With January coming to a close it is time to check in again with Chicago & North Western #1385’s progress. Steve Pahl, MCRM General Foreman of Steam, provided the following list of work being performed or recently completed as of January 20, 2021.
- The auxiliary steam dome is currently being repaired. The auxiliary steam dome is where the safety valves, boiler vent valve, and whistle are mounted. The boiler vent valve is used for filling the boiler with water and serves as a vent when draining said boiler. The whistle, of course, is the epitome of steam railroading!
- The cast iron blanks for the new piston bull rings have been water jet cut to rough dimensions and are ready to be machined to the final dimension with grooves cut for the piston rings. The center “donut hole” left over after the piston bull rings were cut out are being used as the blanks for the two smaller bull rings that are needed for each valve. That way there is not nearly as much waste in material lost.
- A valve cage is a hollow cylindrical wear element that is used as both a guide for the valve as well as the outer sealing surface for the valve so it can route both the live steam and exhaust steam to the proper places. The valve packing rings form the inner sealing surface and slide back-and-forth in the valve cage as the valve is moved.
There are two sets of ports that have been machined into each cage. The large rectangular ports lead to the exhaust nozzle up to the smokebox so the exhaust can be pointed up and out of the smokestack. The smaller parallelogram-shaped ports lead to the passage to the cylinder. Depending on the position of the piston valve inside the cage either the live superheated steam is routed into the cylinder to push the piston forward or back or the cylinder is connected to the exhaust passage to release the steam once it has done the work of pushing the piston. Since steam pushes the piston in both directions there are ports needed for each end of the piston travel and the need for a cage at each end of the steam chest.
The valve cage on the locomotive’s engineer side has been previously cleaned up by boring and was found to be thick enough to still have a long service life ahead and was therefore left in place. The fireman’s side valve cage was found to be in need of replacement. The new fireman’s side valve cages are now ready to be installed into the steam chest. This will be an interesting process to install. The valve cages will be shrunk using dry ice. In the meantime, a couple of rosebud oxy/acetylene torches will be used to expand the steam chest and if everything goes correctly, the valve cage should slide right in. One cage will be inserted from the front side of the steam chest while the other will be inserted from the rear.
- Fire doors have been painted and await installation. A “spacing” ring needs to be fabricated that will fit between the boiler and the firedoor itself. This is necessary for operational clearance. Due to the change from threaded and peened staybolts to the now welded staybolts, which was by design of the new boiler.

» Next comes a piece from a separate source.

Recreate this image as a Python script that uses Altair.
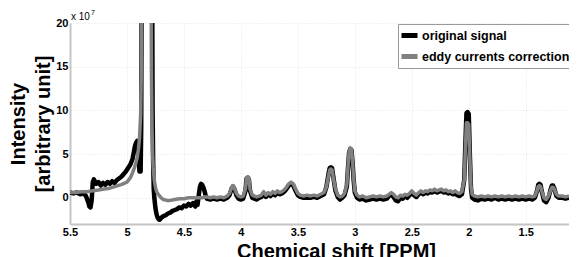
import altair as alt
import pandas as pd

# values in units of 1e7 (arbitrary)
tail_ppm = [4.30, 4.27, 4.24, 4.21, 4.18, 4.15, 4.12, 4.10, 4.08, 4.07, 4.06, 4.04, 4.02, 4.00,
            3.98, 3.96, 3.95, 3.94, 3.93, 3.92, 3.90, 3.88, 3.86, 3.84, 3.82, 3.80, 3.78, 3.76,
            3.74, 3.72, 3.70, 3.68, 3.66, 3.64, 3.62, 3.60, 3.58, 3.56, 3.54, 3.52, 3.50, 3.48,
            3.45, 3.42, 3.39, 3.36, 3.33, 3.30, 3.27, 3.25, 3.23, 3.22, 3.21, 3.20, 3.19, 3.17,
            3.15, 3.13, 3.11, 3.09, 3.07, 3.06, 3.05, 3.04, 3.03, 3.02, 3.01, 3.00, 2.98, 2.96,
            2.93, 2.90, 2.87, 2.84, 2.81, 2.78, 2.75, 2.72, 2.70, 2.68, 2.66, 2.64, 2.62, 2.60,
            2.58, 2.56, 2.54, 2.52, 2.50, 2.48, 2.46, 2.44, 2.42, 2.40, 2.38, 2.36, 2.34, 2.32,
            2.30, 2.28, 2.26, 2.24, 2.22, 2.20, 2.18, 2.16, 2.14, 2.12, 2.10, 2.08, 2.06, 2.04,
            2.03, 2.02, 2.01, 2.00, 1.99, 1.98, 1.97, 1.95, 1.92, 1.89, 1.86, 1.83, 1.80, 1.77,
            1.74, 1.71, 1.68, 1.65, 1.62, 1.59, 1.56, 1.53, 1.50, 1.47, 1.44, 1.42, 1.40, 1.39,
            1.38, 1.37, 1.36, 1.34, 1.32, 1.30, 1.28, 1.27, 1.26, 1.25, 1.23, 1.21, 1.18, 1.15,
            1.12]

corr_tail = [0.1, 0.0, 0.1, 0.0, 0.1, 0.0, 0.2, 0.5, 1.2, 1.4, 1.2, 0.5, 0.2, 0.1,
             0.2, 1.0, 2.3, 2.4, 2.3, 1.0, 0.3, 0.2, 0.1, 0.2, 0.3, 0.7, 0.3, 0.6,
             0.4, 0.7, 0.5, 0.8, 0.6, 0.7, 0.9, 1.2, 1.6, 1.8, 1.6, 1.0, 0.5, 0.3,
             0.2, 0.3, 0.2, 0.3, 0.2, 0.4, 0.6, 1.2, 2.6, 3.2, 3.3, 3.2, 2.4, 1.0,
             0.3, 0.1, 0.2, 0.5, 1.5, 3.5, 5.3, 5.7, 5.6, 4.2, 2.2, 0.8, 0.3, 0.1,
             0.2, 0.0, 0.1, 0.2, 0.1, 0.2, 0.1, 0.2, 0.4, 0.6, 0.4, 0.1, 0.0, 0.3,
             0.2, 0.4, 0.3, 0.5, 0.8, 0.5, 0.3, 0.6, 0.8, 0.6, 0.8, 0.7, 0.9, 0.8,
             1.0, 0.8, 0.9, 1.0, 0.8, 0.9, 0.7, 0.8, 0.6, 0.8, 0.6, 0.5, 0.7, 2.0,
             5.5, 8.6, 8.6, 8.4, 4.5, 1.2, 0.4, 0.2, 0.1, 0.2, 0.1, 0.2, 0.1, 0.2,
             0.1, 0.2, 0.1, 0.2, 0.1, 0.2, 0.1, 0.2, 0.1, 0.2, 0.1, 0.2, 0.8, 1.3,
             1.4, 1.3, 0.8, 0.0, -0.2, 0.2, 0.9, 1.2, 1.2, 1.0, 0.4, 0.2, 0.2, 0.1,
             0.2]

orig_tail = [-0.1, -0.2, -0.1, -0.2, -0.1, -0.2, 0.0, 0.3, 1.1, 1.3, 1.1, 0.3, -0.1, -0.2,
             -0.1, 0.8, 2.2, 2.3, 2.1, 0.8, 0.0, -0.1, -0.2, 0.0, 0.1, 0.5, 0.1, 0.4,
             0.2, 0.5, 0.3, 0.6, 0.4, 0.5, 0.7, 1.0, 1.4, 1.6, 1.4, 0.8, 0.3, 0.1,
             0.0, 0.0, 0.0, 0.1, 0.0, 0.2, 0.4, 1.2, 2.8, 3.4, 3.5, 3.4, 2.5, 0.8,
             0.1, -0.2, 0.0, 0.3, 1.3, 3.4, 5.2, 5.6, 5.5, 4.1, 2.0, 0.6, 0.0, -0.2,
             -0.1, -0.3, -0.2, -0.1, -0.2, -0.1, -0.2, -0.1, 0.2, 0.4, 0.1, -0.3, -0.4, 0.0,
             -0.1, 0.2, 0.0, 0.3, 0.6, 0.3, 0.1, 0.4, 0.6, 0.4, 0.6, 0.5, 0.7, 0.6,
             0.8, 0.6, 0.7, 0.8, 0.6, 0.7, 0.5, 0.6, 0.4, 0.5, 0.3, 0.2, 0.4, 2.0,
             6.0, 9.7, 9.8, 9.6, 4.8, 1.0, 0.0, -0.2, -0.3, -0.1, -0.2, -0.1, -0.2, 0.0,
             -0.2, -0.1, -0.2, -0.1, -0.2, -0.1, -0.2, -0.1, -0.2, -0.1, -0.2, 0.0, 0.8, 1.5,
             1.6, 1.5, 0.8, -0.3, -0.5, 0.0, 1.0, 1.4, 1.4, 1.1, 0.2, 0.0, 0.0, -0.1,
             0.0]

orig_head_ppm = [5.50, 5.47, 5.44, 5.41, 5.38, 5.36, 5.34, 5.33, 5.32, 5.31, 5.30, 5.29, 5.27,
                 5.25, 5.23, 5.21, 5.19, 5.17, 5.15, 5.13, 5.11, 5.09, 5.07, 5.05, 5.03, 5.01,
                 4.99, 4.97, 4.95, 4.94, 4.93, 4.92, 4.91, 4.90, 4.895, 4.89, 4.88, 4.875, 4.87,
                 4.78, 4.775, 4.77, 4.765, 4.76, 4.75, 4.74, 4.73, 4.72, 4.71, 4.70, 4.68, 4.66,
                 4.64, 4.62, 4.60, 4.58, 4.56, 4.54, 4.52, 4.50, 4.48, 4.46, 4.44, 4.42, 4.40,
                 4.39, 4.38, 4.37, 4.36, 4.35, 4.34, 4.33, 4.32, 4.31]
orig_head_val = [0.6, 0.5, 0.6, 0.4, 0.5, 0.2, -0.5, -1.0, -1.1, -0.3, 1.8, 2.1, 1.6,
                 1.8, 1.4, 1.7, 1.5, 1.8, 1.6, 1.9, 1.7, 2.0, 2.2, 2.4, 2.7, 3.0,
                 3.4, 3.8, 4.5, 5.2, 5.9, 6.3, 6.5, 6.0, 4.0, 3.0, 3.0, 8.0, 30.0,
                 30.0, 10.0, 4.0, 1.0, 0.0, -1.2, -1.9, -2.3, -2.5, -2.5, -2.3, -2.1, -2.0,
                 -1.8, -1.7, -1.5, -1.4, -1.3, -1.1, -1.2, -0.9, -1.0, -0.7, -0.9, -0.6, -1.0,
                 -0.4, -0.8, 0.3, 1.2, 1.6, 1.5, 1.2, 0.8, 0.3]

corr_head_ppm = [5.50, 5.45, 5.40, 5.35, 5.30, 5.25, 5.20, 5.15, 5.10, 5.05, 5.00, 4.97,
                 4.95, 4.93, 4.91, 4.90, 4.89, 4.88, 4.875, 4.87, 4.79, 4.785, 4.78, 4.775,
                 4.77, 4.76, 4.75, 4.74, 4.72, 4.70, 4.68, 4.65, 4.62, 4.58, 4.54, 4.50,
                 4.46, 4.42, 4.38, 4.34, 4.32]
corr_head_val = [0.6, 0.6, 0.7, 0.7, 0.8, 0.9, 1.0, 1.1, 1.3, 1.5, 1.8, 2.3,
                 2.9, 3.6, 4.6, 5.5, 6.8, 9.5, 14.0, 30.0, 30.0, 14.0, 8.0, 5.0,
                 3.5, 2.0, 1.2, 0.7, 0.3, 0.0, -0.2, -0.3, -0.3, -0.2, -0.1, -0.1,
                 0.0, 0.0, 0.0, 0.0, 0.1]

x_ticks = [5.5, 5.0, 4.5, 4.0, 3.5, 3.0, 2.5, 2.0, 1.5]
y_ticks = [0, 5, 10, 15, 20]
series_names = ["original signal", "eddy currents correction"]
series_colors = ["#000000", "#808080"]

o_ppm = orig_head_ppm + tail_ppm
c_ppm = corr_head_ppm + tail_ppm
df_orig = pd.DataFrame({"ppm": o_ppm, "val": orig_head_val + orig_tail,
                        "series": [series_names[0]] * len(o_ppm)})
df_corr = pd.DataFrame({"ppm": c_ppm, "val": corr_head_val + corr_tail,
                        "series": [series_names[1]] * len(c_ppm)})

FONT = "Liberation Sans"

xenc = alt.X("ppm:Q",
             scale=alt.Scale(domain=[1.12, 5.5], reverse=True, nice=False, zero=False),
             axis=alt.Axis(values=x_ticks, labelExpr="'' + datum.value", labelFlush=False,
                           title="Chemical shift [PPM]", titlePadding=4, titleX=266))
yenc = alt.Y("val:Q",
             scale=alt.Scale(domain=[-3, 20], nice=False, zero=False),
             axis=alt.Axis(values=y_ticks, title=["Intensity", "[arbitrary unit]"],
                           titleLineHeight=25, titlePadding=2))

color_scale = alt.Scale(domain=series_names, range=series_colors)
legend = alt.Legend(orient="none", legendX=328, legendY=1, title=None,
                    labelFont=FONT, labelFontWeight="bold", labelFontSize=12.5,
                    labelColor="black", labelLimit=400, labelOffset=2,
                    symbolType="stroke", symbolStrokeWidth=5, symbolSize=256,
                    strokeColor="#999999", fillColor="white", padding=1, rowPadding=-4)

cenc = alt.Color("series:N", scale=color_scale, legend=legend)

orig = alt.Chart(df_orig).mark_line(clip=True, strokeWidth=4.5, strokeJoin="round").encode(
    x=xenc, y=yenc, color=cenc)
corr = alt.Chart(df_corr).mark_line(clip=True, strokeWidth=3.5, strokeJoin="round").encode(
    x=xenc, y=yenc, color=cenc)

mult = alt.Chart(pd.DataFrame({"t": ["x 10"]})).mark_text(
    font=FONT, fontSize=10, align="left", baseline="bottom", color="black").encode(
    x=alt.value(1), y=alt.value(-1), text="t:N")
exp_ = alt.Chart(pd.DataFrame({"t": ["7"]})).mark_text(
    font=FONT, fontSize=7, align="left", baseline="bottom", color="black").encode(
    x=alt.value(21), y=alt.value(-7), text="t:N")

chart = alt.layer(orig, corr, mult, exp_).properties(
    width=499, height=201,
    padding={"left": 62, "top": 15, "right": 0, "bottom": 33},
    autosize=alt.AutoSizeParams(type="none"),
).configure_view(strokeWidth=0).configure_axis(
    labelFont=FONT, labelFontWeight="bold", labelFontSize=11, labelColor="black",
    titleFont=FONT, titleFontWeight="bold", titleFontSize=20, titleColor="black",
    gridColor="#e4e4e4", gridDash=[1, 2], gridWidth=1,
    domainColor="#c4c4c4", domainWidth=2, tickSize=0, labelPadding=2,
)

chart.save("out.html", embed_options={"renderer": "svg", "actions": False})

- As mentioned in the December update, the air compressors are awaiting installation. With the new boiler design, there needs to be adjustments made to the mounting brackets and boiler studs to ensure the proper placement as it appeared when MCRM purchased the locomotive. This will also be necessary for the power reverse due to the same circumstance.
- SPEC Machines made a tool for resurfacing and lapping the seats and flanges on the steam delivery pipes, the superheater header, and the steam chests. This ensures a tight seal for delivering the superheated steam from the superheater header to the steam chests. Work on these existing sealing surfaces is now complete. Yet-to-be-made matching “donuts” will be inserted between the branch pipe and steam chest flanges and the branch pipe and superheater header to adjust for minor manufacturing size differences and space variations between the new and old components.
- The smoke box has been seal welded to the boiler. This procedure finally secures the smoke box to the boiler itself. As reported last month, SPEC Machine was busy drilling and reaming the holes that connect the smoke box to the cylinder saddle. I am happy to report that the smoke box is in fact bolted down to the cylinder saddle with 50 tapered fitting bolts custom made by SPEC Machines with 50 H2 heavy nuts. The boiler is now officially attached to the frame! There is still some work to be completed with the smoke box; i.e., complete the grouting at the bottom of the smoke box with refractory, install smoke stack and assorted draft appliances.